When I go visit my sister Susie in Minnesota, we go walking. Close to her home is a paved path several miles long. The dirt path goes east by a baseball practice field where kids are gearing up for the season. Then it stretches by a field that boarders a farm about a half mile from her home.

This is the route we take when I go to visit Susie. Beautiful green pants line the path in the summer — even ferns grow wild there. Along the sides of the path are fences. On one side there is a farm and we can see that beautiful Minnesota farm barn about a half mile away. This fence keeps the cattle in and keeps us from trespassing across the planted fields.

Then on the other side of the road is another grass field with a fence. There is no farm there, no cattle there but a hand painted sign with the words “NO TRESPASSING” dangles from one of the fence posts.

Both these fences divide the land, keep us on the path, stop our movement, designate space, and define both properties. Both fences were erected. One was to keep cattle in and one for some other unknown reason.

In both instances, our access to both fields is altered because we cannot step foot on the land.

When I walk that path, it causes me to think: Do we assemble mental fences in our minds that cause us to think and feel certain ways?

Right or wrong and psychologically if it is healthy or not, I do have some mental fences and they protect me from certain feelings. I know that I am not the only one who does this.

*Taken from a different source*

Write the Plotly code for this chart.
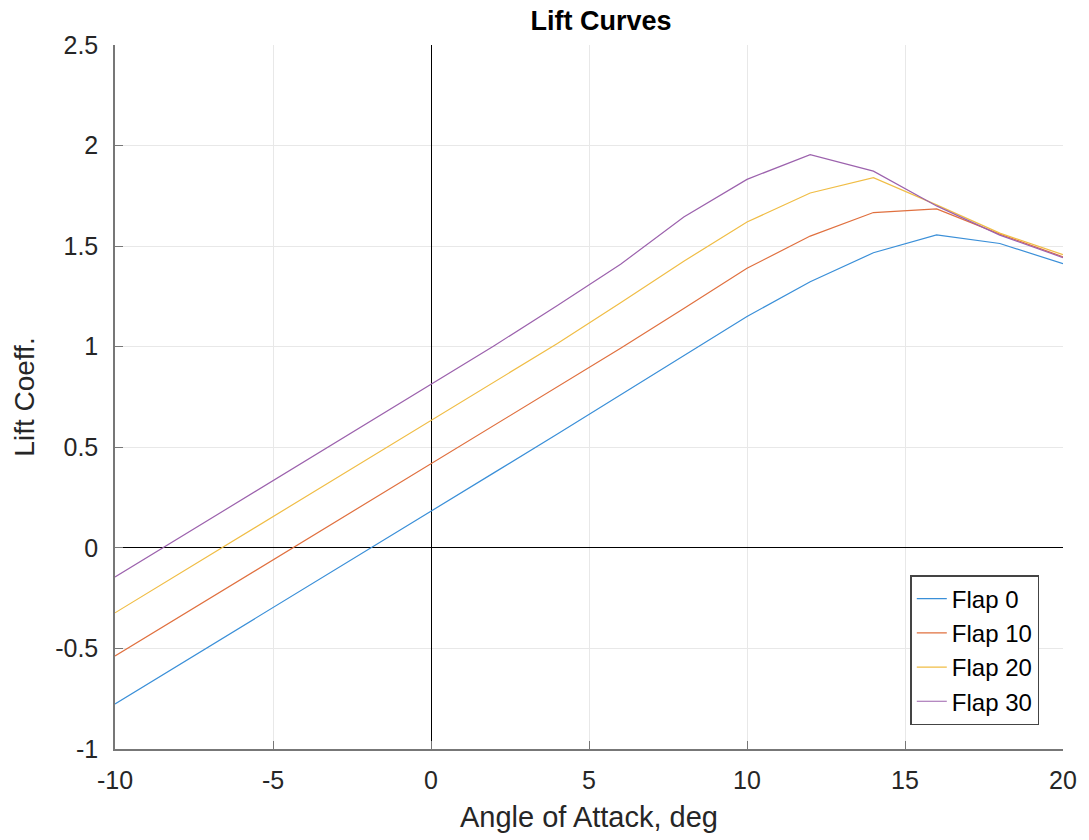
import plotly.graph_objects as go

alpha = [-10, -8, -6, -4, -2, 0, 2, 4, 6, 8, 10, 12, 14, 16, 18, 20]
flap0 = [-0.776, -0.585, -0.394, -0.203, -0.010, 0.183, 0.374, 0.566, 0.760, 0.956, 1.150, 1.323, 1.467, 1.556, 1.513, 1.413]
flap10 = [-0.538, -0.347, -0.156, 0.035, 0.226, 0.416, 0.607, 0.798, 0.992, 1.190, 1.390, 1.550, 1.667, 1.685, 1.560, 1.447]
flap20 = [-0.323, -0.132, 0.060, 0.251, 0.442, 0.632, 0.823, 1.016, 1.218, 1.425, 1.620, 1.764, 1.840, 1.705, 1.565, 1.458]
flap30 = [-0.145, 0.046, 0.237, 0.428, 0.620, 0.812, 1.005, 1.205, 1.410, 1.645, 1.832, 1.955, 1.873, 1.700, 1.555, 1.443]

series_names = ["Flap 0", "Flap 10", "Flap 20", "Flap 30"]
series_values = [flap0, flap10, flap20, flap30]
colors = ["#3a8fd8", "#e0703f", "#f0bd45", "#9c62ad"]

x_tickvals = [-10, -5, 0, 5, 10, 15, 20]
x_ticktext = ["-10", "-5", "0", "5", "10", "15", "20"]
y_tickvals = [-1, -0.5, 0, 0.5, 1, 1.5, 2, 2.5]
y_ticktext = ["-1", "-0.5", "0", "0.5", "1", "1.5", "2", "2.5"]

fig = go.Figure()
for name, vals, c in zip(series_names, series_values, colors):
    fig.add_trace(go.Scatter(x=alpha, y=vals, mode="lines", name=name,
                             line=dict(color=c, width=1.2)))

font_family = "Liberation Sans, Arial, sans-serif"
axis_common = dict(
    showgrid=True, gridcolor="#e8e8e8", gridwidth=1,
    zeroline=True, zerolinecolor="#000000", zerolinewidth=1,
    showline=True, linecolor="#777777", linewidth=1.5,
    ticks="inside", ticklen=8, tickcolor="#777777",
    tickfont=dict(family=font_family, size=25, color="#262626"),
    mirror=False,
)

fig.update_layout(
    width=1089, height=840,
    margin=dict(l=115, r=20, t=45, b=89),
    paper_bgcolor="white", plot_bgcolor="white",
    title=dict(text="<b>Lift Curves</b>", x=0.552, xanchor="center",
               y=0.975, yanchor="middle",
               font=dict(family=font_family, size=27, color="#000000")),
    xaxis=dict(range=[-10, 20], tickvals=x_tickvals, ticktext=x_ticktext,
               title=dict(text="Angle of Attack, deg", standoff=14,
                          font=dict(family=font_family, size=29, color="#262626")),
               ticklabelstandoff=8, **axis_common),
    yaxis=dict(range=[-1, 2.5], tickvals=y_tickvals, ticktext=y_ticktext,
               title=dict(text="Lift Coeff.", standoff=12,
                          font=dict(family=font_family, size=28, color="#262626")),
               ticklabelstandoff=10, **axis_common),
    legend=dict(x=0.975, y=0.034, xanchor="right", yanchor="bottom",
                bgcolor="white", bordercolor="#444444", borderwidth=1.5,
                font=dict(family=font_family, size=24, color="#000000"),
                tracegroupgap=0),
    showlegend=True,
)

fig.write_html("out.html")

All of us in life have been hurt at one time or another by other people. The result is sometimes we build a mental fence of toughness to handle our damaged feelings. It could be that we shared our heart with someone and they responded with disloyalty or ridicule. As a result, a mental fence is built to keep people at a distance.

Then it could be that dreams and goals early on became unachievable so we have erected a mental wall to keep from revisiting old dreams in our minds.

Sometimes we can actually see fences of prejudice that segregate us from others because they are just a little different that we may be. Other times we erect mental fences to protect our feelings of inferiority and thus come across as unfriendly or uninterested.

All those mental fences in our minds shape who we are and what we are and some of those barriers may be damaging to our total emotional well being.

I was at Susie’s this last week and we talked about this on one of our walks. We decided that we had to lay our attitudes before God, because He knows anyway. We have to be truthful with ourselves and know that God can heal all those hurtful past encounters, give us purpose for the present in life and give us new goals and foresight for the future.

Time in the present is too precious to live in the past focusing on ways we have been hurt. If we have to look back, we should focus on spiritual things that remind us of whose we are. Christ’s unselfishness at Calvary 2000 years ago not only helps us keep our present in focus, but it allows us to forgive those who have wronged us and secures the future for us. That is a spiritual fence I lean on.